Phase diagrams of the (A) B-Zr, (B) B-C, and (C) ZrB₂-B₄C components (36, 38, 41). At 3000 K, the high-entropy metal diborides can maintain a solid state, while the boron carbide couples with the HEB to form the eutectic liquid phase. Scanning electron microscopy (SEM) images showing the morphologies of the composite samples at different sintering temperatures of (D) 2400 K, (E) 3000 K, and (F) above 3300 K. The optimal temperature here for the rapid sintering of the HEB composite is around 3000 K. at %, atomic %.

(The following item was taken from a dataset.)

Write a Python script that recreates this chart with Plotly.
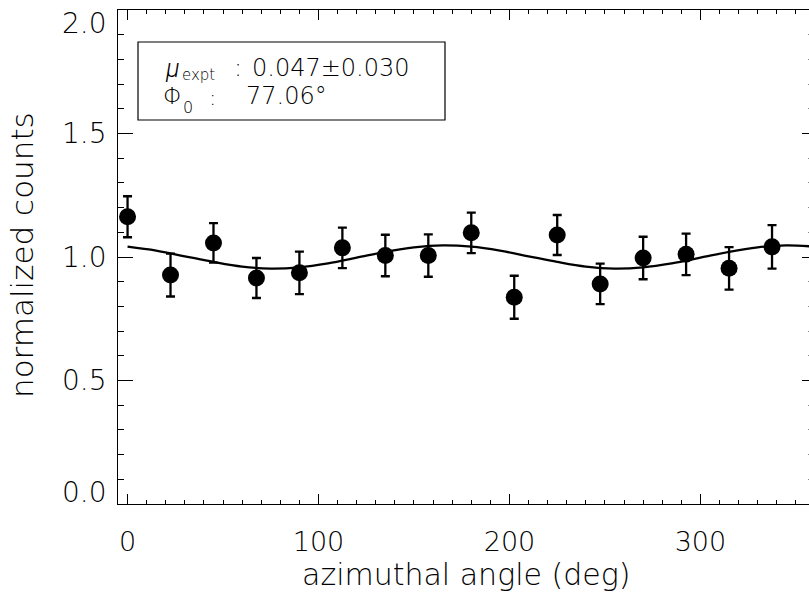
import plotly.graph_objects as go

# ---- data ----
ANGLE = [0, 22.5, 45, 67.5, 90, 112.5, 135, 157.5,
         180, 202.5, 225, 247.5, 270, 292.5, 315, 337.5]
COUNTS = [1.163, 0.927, 1.057, 0.915, 0.936, 1.037, 1.006, 1.006,
          1.098, 0.837, 1.089, 0.891, 0.996, 1.011, 0.954, 1.041]
ERR = [0.083, 0.087, 0.080, 0.081, 0.086, 0.082, 0.084, 0.086,
       0.082, 0.087, 0.081, 0.082, 0.086, 0.084, 0.086, 0.088]

FIT_ANGLE = [0, 15, 30, 45, 60, 75, 90, 105, 120, 135, 150, 165,
             180, 195, 210, 225, 240, 255, 270, 285, 300, 315, 330, 345, 360]
FIT_COUNTS = [1.042, 1.026, 1.003, 0.980, 0.961, 0.953, 0.958, 0.974,
              0.997, 1.021, 1.039, 1.047,
              1.042, 1.026, 1.003, 0.980, 0.961, 0.953, 0.958, 0.974,
              0.997, 1.021, 1.039, 1.047, 1.042]

X_TICKS = [0, 100, 200, 300]
Y_TICKS = [0.0, 0.5, 1.0, 1.5, 2.0]
Y_TICK_TEXT = ["0.0", "0.5", "1.0", "1.5", "2.0"]

MU_LABEL = "0.047±0.030"
PHI_LABEL = "77.06°"

FONT = "DejaVu Sans"
W, H = 809, 598
L, T, B = 118, 10, 94
PW, PH = W - L, H - T - B


def px(xp):
    return (xp - L) / PW


def py(yp):
    return (H - B - yp) / PH


fig = go.Figure()

fig.add_trace(go.Scatter(
    x=FIT_ANGLE, y=FIT_COUNTS, mode="lines",
    line=dict(color="black", width=2.3, shape="spline"),
    hoverinfo="skip", showlegend=False))

fig.add_trace(go.Scatter(
    x=ANGLE, y=COUNTS, mode="markers",
    marker=dict(color="black", size=17),
    error_y=dict(type="data", array=ERR, visible=True,
                 color="black", thickness=2.3, width=4.5),
    showlegend=False))

# invisible trace to carry the right-hand tick axis
fig.add_trace(go.Scatter(
    x=FIT_ANGLE, y=FIT_COUNTS, yaxis="y2", mode="lines",
    line=dict(width=0), opacity=0, hoverinfo="skip", showlegend=False))

fig.update_layout(
    width=W, height=H,
    margin=dict(l=L, r=0, t=T, b=B, pad=0),
    paper_bgcolor="white", plot_bgcolor="white",
    font=dict(family=FONT, color="black", size=26, weight=200),
    xaxis=dict(
        range=[-5, -5 + PW / (697 / 365)],
        tickvals=X_TICKS, ticks="inside", ticklen=10, tickwidth=1,
        tickcolor="black", showline=True, linecolor="black", linewidth=1,
        mirror="ticks", showgrid=False, zeroline=False,
        tickfont=dict(family=FONT, size=27, color="black", weight=200),
        ticklabelstandoff=14,
        minor=dict(dtick=10, tick0=0, ticks="inside", ticklen=4,
                   tickwidth=1, tickcolor="black", showgrid=False),
    ),
    yaxis=dict(
        range=[0, 2], tickvals=Y_TICKS, showticklabels=False,
        ticks="inside", ticklen=15, tickwidth=1, tickcolor="black",
        showline=True, linecolor="black", linewidth=1, mirror=False,
        showgrid=False, zeroline=False,
        minor=dict(dtick=0.1, tick0=0, ticks="inside", ticklen=6,
                   tickwidth=1, tickcolor="black", showgrid=False),
    ),
    yaxis2=dict(
        range=[0, 2], overlaying="y", side="right", tickvals=Y_TICKS,
        showticklabels=False, ticks="inside", ticklen=7, tickwidth=1,
        tickcolor="black", showline=False, showgrid=False, zeroline=False,
        minor=dict(dtick=0.1, tick0=0, ticks="inside", ticklen=1,
                   tickwidth=1, tickcolor="#888", showgrid=False),
    ),
)

annotations = []
# y tick labels (edge labels kept inside the frame, as in the reference)
shifts = {0: 12, 4: -13}
for i, (v, t) in enumerate(zip(Y_TICKS, Y_TICK_TEXT)):
    annotations.append(dict(
        x=0, xref="paper", y=v, yref="y", text=t, showarrow=False,
        xanchor="right", yanchor="middle", xshift=-9,
        yshift=shifts.get(i, 0),
        font=dict(family=FONT, size=28, color="black", weight=200)))

# axis titles
annotations.append(dict(
    x=px(466), y=py(574), xref="paper", yref="paper",
    text="azimuthal angle (deg)", showarrow=False,
    xanchor="center", yanchor="middle",
    font=dict(family=FONT, size=30, color="black", weight=200)))
annotations.append(dict(
    x=px(22), y=py(255), xref="paper", yref="paper",
    text="normalized counts", showarrow=False, textangle=-90,
    xanchor="center", yanchor="middle",
    font=dict(family=FONT, size=31, color="black", weight=200)))

# legend box text
Y1, Y2 = 68, 96
box_font = dict(family=FONT, size=24, color="black", weight=200)
sub_font = dict(family=FONT, size=15, color="black", weight=200)
mu_font = dict(family="Roboto", size=25, color="black", weight=300,
               style="italic")
pieces = [
    ("μ", 164, Y1 + 1, "left", mu_font),
    ("expt", 181, Y1 + 7, "left", sub_font),
    (":", 238, Y1, "center", box_font),
    (MU_LABEL, 251, Y1, "left", box_font),
    ("Φ", 162, Y2, "left", dict(box_font, size=23)),
    ("0", 182, Y2 + 11, "left", dict(sub_font, size=16)),
    (":", 212, Y2 + 1, "center", dict(box_font, size=22)),
    (PHI_LABEL, 245, Y2, "left", box_font),
]
for text, xp, yp, anchor, f in pieces:
    annotations.append(dict(
        x=px(xp), y=py(yp), xref="paper", yref="paper", text=text,
        showarrow=False, xanchor=anchor, yanchor="middle", font=f,
        borderpad=0))

fig.update_layout(annotations=annotations)

fig.add_shape(type="rect", xref="paper", yref="paper",
              x0=px(138), x1=px(445), y0=py(120), y1=py(42),
              line=dict(color="black", width=1.2), fillcolor="rgba(0,0,0,0)")

fig.write_html(
    "out.html",
    config={"displayModeBar": False, "staticPlot": True},
    post_script="document.body.style.margin='0';document.body.style.overflow='hidden';",
)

Fig. 3.. Composition analysis.

(A) The polished cross-sectional SEM image of the synthesized composite. (B) SEM image with false colors to delineate the three different phases. (C) XRD patterns of the synthesized composite. HEB dominates the peak signals due to the high Z values and electron density of the transition metal elements. (D) TEM image of the grains and EDS mapping of the different elements, including B, Mo, Zr, C, Ta, Ti, and W, respectively. The dominant phase is the HEB with Mo, Zr, Ta, Ti, and W uniformly distributed, and the small grains belong to boron carbide. a.u., arbitrary units.

Fig. 4.. EELS and electron diffraction analysis of the phases.

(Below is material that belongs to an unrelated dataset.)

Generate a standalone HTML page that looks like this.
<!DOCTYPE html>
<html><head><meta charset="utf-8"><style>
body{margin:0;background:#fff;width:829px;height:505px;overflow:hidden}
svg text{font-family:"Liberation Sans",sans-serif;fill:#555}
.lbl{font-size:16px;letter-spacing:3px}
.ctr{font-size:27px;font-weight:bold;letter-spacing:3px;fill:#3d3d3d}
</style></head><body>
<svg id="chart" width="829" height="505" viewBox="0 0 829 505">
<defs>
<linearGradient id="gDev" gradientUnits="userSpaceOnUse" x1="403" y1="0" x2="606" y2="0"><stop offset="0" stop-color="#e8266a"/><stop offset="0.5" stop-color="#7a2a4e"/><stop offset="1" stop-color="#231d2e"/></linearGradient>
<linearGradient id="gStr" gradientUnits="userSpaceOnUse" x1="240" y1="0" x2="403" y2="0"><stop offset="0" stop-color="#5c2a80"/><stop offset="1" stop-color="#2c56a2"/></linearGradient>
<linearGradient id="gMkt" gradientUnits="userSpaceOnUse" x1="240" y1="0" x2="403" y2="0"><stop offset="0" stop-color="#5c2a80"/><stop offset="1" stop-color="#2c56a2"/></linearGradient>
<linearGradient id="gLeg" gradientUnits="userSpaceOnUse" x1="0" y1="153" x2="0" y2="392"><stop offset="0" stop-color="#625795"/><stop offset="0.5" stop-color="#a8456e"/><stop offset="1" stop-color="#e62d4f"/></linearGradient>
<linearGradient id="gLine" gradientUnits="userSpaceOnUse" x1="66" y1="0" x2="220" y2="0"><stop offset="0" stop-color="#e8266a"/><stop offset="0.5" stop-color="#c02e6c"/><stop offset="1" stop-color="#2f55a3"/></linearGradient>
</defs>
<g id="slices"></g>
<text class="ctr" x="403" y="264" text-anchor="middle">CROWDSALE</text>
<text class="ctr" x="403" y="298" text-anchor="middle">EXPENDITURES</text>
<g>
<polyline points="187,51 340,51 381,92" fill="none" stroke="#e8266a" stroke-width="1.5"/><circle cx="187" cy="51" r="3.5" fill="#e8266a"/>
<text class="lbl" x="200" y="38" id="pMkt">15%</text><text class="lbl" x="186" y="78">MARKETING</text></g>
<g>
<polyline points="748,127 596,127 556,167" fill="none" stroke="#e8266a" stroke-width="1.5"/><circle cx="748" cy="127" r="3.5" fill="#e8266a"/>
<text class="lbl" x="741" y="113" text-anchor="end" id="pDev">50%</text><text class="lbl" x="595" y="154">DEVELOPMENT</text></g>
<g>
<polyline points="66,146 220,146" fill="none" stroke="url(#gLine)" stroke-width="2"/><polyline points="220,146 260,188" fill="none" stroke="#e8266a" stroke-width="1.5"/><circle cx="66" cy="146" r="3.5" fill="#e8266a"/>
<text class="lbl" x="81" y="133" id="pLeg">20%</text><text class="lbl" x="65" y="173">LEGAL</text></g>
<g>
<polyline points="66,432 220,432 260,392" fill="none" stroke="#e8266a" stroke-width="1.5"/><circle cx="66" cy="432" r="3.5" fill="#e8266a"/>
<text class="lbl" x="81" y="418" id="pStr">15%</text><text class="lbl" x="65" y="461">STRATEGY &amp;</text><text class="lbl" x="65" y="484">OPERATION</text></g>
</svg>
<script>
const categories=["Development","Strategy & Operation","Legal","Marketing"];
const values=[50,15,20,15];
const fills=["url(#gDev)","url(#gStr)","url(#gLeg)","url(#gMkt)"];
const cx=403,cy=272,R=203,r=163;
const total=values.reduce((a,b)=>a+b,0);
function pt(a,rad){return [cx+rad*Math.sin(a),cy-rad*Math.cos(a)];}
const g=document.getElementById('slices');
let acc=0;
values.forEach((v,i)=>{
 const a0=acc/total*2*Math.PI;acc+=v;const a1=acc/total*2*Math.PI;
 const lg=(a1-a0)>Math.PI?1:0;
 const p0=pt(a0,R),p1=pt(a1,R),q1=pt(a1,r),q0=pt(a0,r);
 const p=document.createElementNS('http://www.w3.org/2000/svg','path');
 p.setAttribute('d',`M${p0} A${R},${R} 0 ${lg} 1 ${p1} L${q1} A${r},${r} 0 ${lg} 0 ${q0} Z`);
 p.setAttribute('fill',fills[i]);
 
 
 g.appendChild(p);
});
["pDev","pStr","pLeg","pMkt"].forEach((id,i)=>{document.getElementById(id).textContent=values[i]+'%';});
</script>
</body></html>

(A) STEM image with false colors (boron carbide, magenta; ZrB₁₂, blue; and HEB, yellow) and EELS mapping of the boron and carbon element distribution. (B) EELS B-K edges for the three different grains. (C) Carbon atomic ratio across a boron carbide grain, which indicates a composition of B₁₃C₂ here. (D to F) HRTEM of the grains from boron carbide, ZrB₁₂, and HEB, together with their corresponding SAED patterns, which further confirmed their crystal lattice structures: B₁₃C₂ (space group: R-3m, PDF number: 03-065-6874) (47), ZrB₁₂ (space group: Fm-3m, PDF number: 04-003-5571) (48), and HEB (space group: P6/mmm, PDF number: 04-001-2357 AlB₂ type) (42). Scale bars, 2 nm.

Fig. 5.. Mechanical properties and sintering demonstrations.

(A) TEM image showing the interface between the boron carbide and HEB grains. (B) One coherent interface between two grains of boron carbide and HEB. The zone axis [010] of the boron carbide is parallel to the $\left[21\overline{1}\right]$ zone axis of the HEB, while the (101) plane of the boron carbide is coherent with the $\left(\overline{1}20\right)$ plane of the HEB. The coherent interface can further improve the adhesion between the two components. (C) The Vickers hardness of the eutectic liquid–assisted ultrahigh-temperature sintered composite is substantially improved in comparison with that of the HEB without boron carbide and intergranular ZrB₁₂ phases. (D) Photos of a drill bit with and without HEB composite coating. (E) Cross-sectional SEM image showing the HEB composite coating on the drill bit. (F) The free-standing HEB composite membrane with a thickness of 50 μm. The inset is a SEM image showing the membrane with smaller magnification.